故にネフェルミウが秘境探検と言う趣味の為に、異世界へと行くなんて事は何の不思議も無いし『猫の裏道』と呼ばれる異次元空間とでも言うべき所を通れば、何処へでも行けるのだからこんな場所に居るのも不自然では無い。
「実際、此方に来て見た事の無い植物や動物を色々と見たにゃ。あの目玉見たいな果実とか多分なんかの薬効が有りそうだし、上手く使えばこの世界は未だまだ発展する余地が有ると思ったのにゃ」
尻尾が二股では無く七本だったり三本だったりと見る度に本数が変わるネフェルミウは本当にどんな妖怪なのだろう?
狐は歳を経て行く内に尻尾の数がどんどん増え、其れに比例して妖力が増す……と言うのは前世の世界で読んだ伝承の類に有った話だが、猫も其れは同じなのかどうかは解らない。
ただまぁ……世界の発展とか大それた事を口にしてる辺り、只の市井の化け猫と言う事は無いだろう。
外つ国ではどうかは知らないが、少なくとも火元国では人に化ける事が出来る様に成った動物は、普通に人と結婚し人と同じ様な権利を持つ事が出来る。
もしもそうした制度を取っている所が他国にも有れば、ネフェルミウが支配者層の配偶者や其れに近い立場で、政に関わっていると言う可能性も零では無いだろう。
猪山藩に居るおミヤだって本人望まないから政に携わる事は無いが、彼女が何かを言えば藩主である父上だって無下にする事は出来ない筈だ。
取り敢えず自称・世界一美しい猫と言う其れも、妖力の類で無理やり他人を魅了する様な物では無い様だし、一寸自己陶酔症を拗らせただけと言う事なのだろう。
「……ジャガーがこんな所まで出てきて居るとはな。恐らくは先日の河馬鬼達の影響だろう。今夜の野営場所は少し考えなければ成らないな」
引き締まった表情でアヴェナナがそんな事を呟く、聞けばこの辺りはウポポ族の縄張りで、豹の様な毛皮に高値が付く獲物は、早々に狩られる事に成る為に豹の方が姿を見せる事は少ないのだそうだ。
狩猟民族で有り食う為に殺すのが日常であるウポポ族も、金銭的な理由での狩りを全くしないと言う訳では無いらしく、黒豹の様な希少価値の有る獲物は若い戦士を中心に確実に狩るのだと言う。
ついでに言うならば、此処はウポポ族の集落から歩いて一日程度の場所な訳で、割と広い行動範囲を持つ豹が此処に出ると成ると、集落に居る子供達が襲われる可能性も有る為、防衛という意味でも狩らなければ成らないのだそうだ。

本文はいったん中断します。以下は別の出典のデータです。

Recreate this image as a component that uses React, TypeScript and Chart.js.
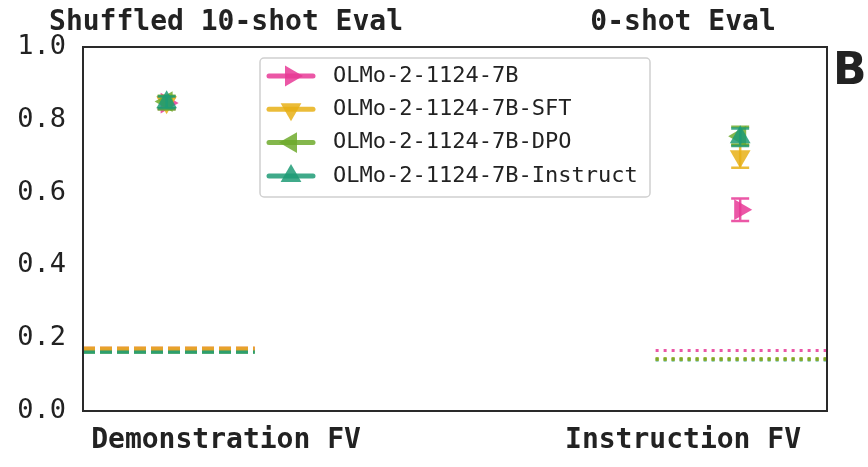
import React, { useEffect, useRef } from "react";
import { Chart, registerables } from "chart.js";

Chart.register(...registerables);

// ---- data ----
const categories = ["Demonstration FV", "Instruction FV"];
const panelTitles = ["Shuffled 10-shot Eval", "0-shot Eval"];
const models = [
  "OLMo-2-1124-7B",
  "OLMo-2-1124-7B-SFT",
  "OLMo-2-1124-7B-DPO",
  "OLMo-2-1124-7B-Instruct",
];
const demoScores = [0.846, 0.848, 0.85, 0.848];
const demoErrLow = [0.83, 0.832, 0.828, 0.832];
const demoErrHigh = [0.862, 0.864, 0.866, 0.864];
const instrScores = [0.553, 0.7, 0.755, 0.752];
const instrErrLow = [0.522, 0.668, 0.732, 0.728];
const instrErrHigh = [0.584, 0.73, 0.781, 0.776];
const demoBaseline = [0.171, 0.172, 0.163, 0.163];
const instrBaseline = [0.166, 0.143, 0.143, 0.141];
const yTicks = [0, 0.2, 0.4, 0.6, 0.8, 1.0];

// ---- styles / layout ----
const colors = [
  "rgba(232,58,150,0.85)",
  "rgba(232,176,22,0.85)",
  "rgba(110,170,45,0.85)",
  "rgba(30,155,118,0.85)",
];
const rotations = [90, 180, 270, 0];
const pointOffset = [-0.13, 0.125];
const baselineSpan = [
  [-0.313, 0.063],
  [0.94, 1.315],
];
const X_MIN = -0.313;
const X_MAX = 1.315;
const MONO = "'DejaVu Sans Mono', monospace";

function drawTri(ctx: CanvasRenderingContext2D, x: number, y: number, r: number, rotDeg: number, color: string) {
  let rad = (rotDeg * Math.PI) / 180;
  ctx.beginPath();
  for (let i = 0; i < 3; i++) {
    const px = x + Math.sin(rad) * r;
    const py = y - Math.cos(rad) * r;
    if (i === 0) ctx.moveTo(px, py);
    else ctx.lineTo(px, py);
    rad += (2 * Math.PI) / 3;
  }
  ctx.closePath();
  ctx.fillStyle = color;
  ctx.fill();
}

const errorBarPlugin = {
  id: "errorBars",
  afterDatasetDraw(chart: any, args: any) {
    const ds = chart.data.datasets[args.index];
    if (!ds.errLow) return;
    const { ctx, scales } = chart;
    ctx.save();
    ctx.strokeStyle = ds.backgroundColor;
    ctx.lineWidth = 2.5;
    ds.data.forEach((p: any, i: number) => {
      const x = scales.x.getPixelForValue(p.x);
      const y1 = scales.y.getPixelForValue(ds.errLow[i]);
      const y2 = scales.y.getPixelForValue(ds.errHigh[i]);
      ctx.beginPath();
      ctx.moveTo(x, y1);
      ctx.lineTo(x, y2);
      ctx.moveTo(x - 9, y1);
      ctx.lineTo(x + 9, y1);
      ctx.moveTo(x - 9, y2);
      ctx.lineTo(x + 9, y2);
      ctx.stroke();
    });
    ctx.restore();
  },
};

const decorPlugin = {
  id: "decor",
  afterDraw(chart: any) {
    const { ctx, chartArea, scales } = chart;
    ctx.save();
    // frame
    ctx.strokeStyle = "#2a2a2a";
    ctx.lineWidth = 2;
    ctx.strokeRect(chartArea.left, chartArea.top, chartArea.right - chartArea.left, chartArea.bottom - chartArea.top);
    // panel titles
    ctx.fillStyle = "#222";
    ctx.font = `bold 28px ${MONO}`;
    ctx.textAlign = "center";
    ctx.textBaseline = "middle";
    panelTitles.forEach((t, i) => {
      ctx.fillText(t, scales.x.getPixelForValue(i), 23);
    });
    // panel letter
    ctx.font = "bold 44px 'DejaVu Sans', sans-serif";
    ctx.textAlign = "left";
    ctx.textBaseline = "alphabetic";
    ctx.fillText("B", 833, 84);
    // legend
    const bx = 260, by = 58, bw = 390, bh = 139;
    ctx.beginPath();
    ctx.roundRect(bx, by, bw, bh, 4);
    ctx.fillStyle = "rgba(255,255,255,0.85)";
    ctx.fill();
    ctx.strokeStyle = "#d0d0d0";
    ctx.lineWidth = 1.5;
    ctx.stroke();
    models.forEach((m, i) => {
      const cy = 76 + i * 33.3;
      ctx.strokeStyle = colors[i];
      ctx.lineWidth = 5;
      ctx.lineCap = "round";
      ctx.beginPath();
      ctx.moveTo(269, cy);
      ctx.lineTo(313, cy);
      ctx.stroke();
      drawTri(ctx, 291, cy, 12, rotations[i], colors[i]);
      ctx.fillStyle = "#222";
      ctx.font = `22px ${MONO}`;
      ctx.textAlign = "left";
      ctx.textBaseline = "middle";
      ctx.fillText(m, 333, cy);
    });
    ctx.restore();
  },
};

export default function App() {
  const ref = useRef<HTMLCanvasElement | null>(null);
  useEffect(() => {
    if (!ref.current) return;
    const sets: any[] = [];
    [2, 0, 3, 1].forEach((i) => {
      sets.push({
        type: "line",
        label: models[i] + " demo baseline",
        data: [
          { x: baselineSpan[0][0], y: demoBaseline[i] },
          { x: baselineSpan[0][1], y: demoBaseline[i] },
        ],
        borderColor: colors[i],
        borderWidth: 4,
        borderDash: [12, 5],
        pointRadius: 0,
        fill: false,
      });
    });
    [3, 1, 2, 0].forEach((i) => {
      sets.push({
        type: "line",
        label: models[i] + " instr baseline",
        data: [
          { x: baselineSpan[1][0], y: instrBaseline[i] },
          { x: baselineSpan[1][1], y: instrBaseline[i] },
        ],
        borderColor: colors[i],
        borderWidth: i === 0 ? 3 : 3.5,
        borderDash: [3, 5],
        pointRadius: 0,
        fill: false,
      });
    });
    models.forEach((m, i) => {
      sets.push({
        type: "scatter",
        label: m,
        data: [
          { x: pointOffset[0], y: demoScores[i] },
          { x: 1 + pointOffset[1], y: instrScores[i] },
        ],
        errLow: [demoErrLow[i], instrErrLow[i]],
        errHigh: [demoErrHigh[i], instrErrHigh[i]],
        backgroundColor: colors[i],
        borderWidth: 0,
        pointStyle: "triangle",
        rotation: rotations[i],
        pointRadius: 12,
      });
    });
    // later datasets drawn on top
    sets.forEach((d, k) => {
      d.order = -k;
    });
    const chart = new Chart(ref.current, {
      type: "scatter",
      data: { datasets: sets as any },
      options: {
        animation: false,
        responsive: false,
        layout: { padding: { top: 47, right: 41, left: 0, bottom: 0 } },
        plugins: { legend: { display: false }, tooltip: { enabled: false }, title: { display: false } },
        scales: {
          x: {
            type: "linear",
            min: X_MIN,
            max: X_MAX,
            grid: { display: false, drawTicks: false },
            border: { display: false },
            afterFit: (s: any) => {
              s.height = 56;
            },
            afterBuildTicks: (s: any) => {
              s.ticks = categories.map((_, i) => ({ value: i }));
            },
            ticks: {
              padding: 13,
              color: "#222",
              font: { family: MONO, size: 28, weight: "bold" },
              callback: (v: any) => categories[Math.round(v)] ?? "",
            },
          },
          y: {
            min: 0,
            max: 1,
            grid: { display: false, drawTicks: false },
            border: { display: false },
            afterFit: (s: any) => {
              s.width = 83;
            },
            afterBuildTicks: (s: any) => {
              s.ticks = yTicks.map((v) => ({ value: v }));
            },
            ticks: {
              padding: 17,
              color: "#222",
              font: { family: MONO, size: 27 },
              callback: (v: any) => Number(v).toFixed(1),
            },
          },
        },
      } as any,
      plugins: [errorBarPlugin, decorPlugin],
    });
    return () => chart.destroy();
  }, []);
  return (
    <div style={{ position: "fixed", left: 0, top: 0, width: 868, height: 467, background: "#fff" }}>
      <canvas ref={ref} width={868} height={467} />
    </div>
  );
}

前世の世界で『人を襲った熊は再び人を襲うので絶対狩らなければ成らない』と言う話を聞いた事が有るが、此れは他の肉食獣にも当て嵌まる事だそうで、野生動物と比べたら鈍くて弱い人間と言う生き物は狩り易い獲物らしい。
其の為『人が弱く食べ易い』と学習した獣は種を問わず確実に仕留めねば成らないのだ。
逆に『人間に手を出せば痛い目に会う』と理解した獣は、そう簡単に人の前に姿を表す事は無く成っていくそうで、此処等の豹もウポポ族の縄張りへと踏み込んで来る事は然う然う無い筈なのだと言う。
「先程、君に打ん殴られて痛い目に会い、人を恐れる様に成ったならば良いが、其れでも懲りずに我が部族の縄張りに踏み込んで来る様ならば、近い内に若い戦士達に狩られる事に成るだろう。だが其れまでは野営の際に気を付けないと危ないぞ」
まぁ夜は四煌戌を呼んで彼等の嗅覚に警戒を任せる事が出来るだろうし、彼が言う程の危険は無いだろう……と、俺はその時はそんな風に思って居たのだった。